Friday, June 12, 2009

Inkwell Michelle's 30 Second Book Review

Twenty Fragments of a Ravenous Youth
by Xiaolu Guo
In search of something more than a monotonous existence, seventeen year old Fenfang leaves her family and their provincial way of life for the seething city of Beijing. There, she tries to satisfy her insatiable hunger with instant noodles, Western literature, hot coffee, and movies, but her resigned acceptance and blank face fail to cover her longing and vulnerability. Finally, after four lost years, Fenfeng begins to feel like her life has begun. She’s twenty-one, has found work as a movie extra, and believes this will be the catalyst for great changes in her life.

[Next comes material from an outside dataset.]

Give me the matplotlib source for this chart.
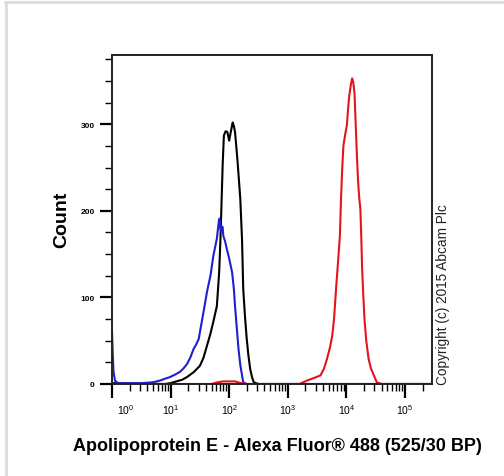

The story is told in twenty brief chapters brimming with deadpan humor and shining with Fenfeng’s resiliency amidst squalor and failed relationships. Xiaolu Guo writes short, sharp prose that captures the hard edge of youthful angst. Her infectious novel is written with an authentic and idiosyncratic voice that brings to mind the way Holden Caulfield spoke to disaffected youth. With a fierce honesty, Twenty Fragments of a Ravenous Youth will transfix and transport you as Fenfeng comes of age and finds her place.

An excerpt:
“My youth began when I was twenty-one. At least, that’s when I decided it began. That was when I started to think that all those shiny things in life—some of them might possibly be for me. If you think twenty-one sounds a bit late for youth to start, just think about the average Chinese peasant, who leaps straight from childhood to middle age with nothing in between. If I was going to miss out on anything, it was middle age. Be young or die. That was my plan.”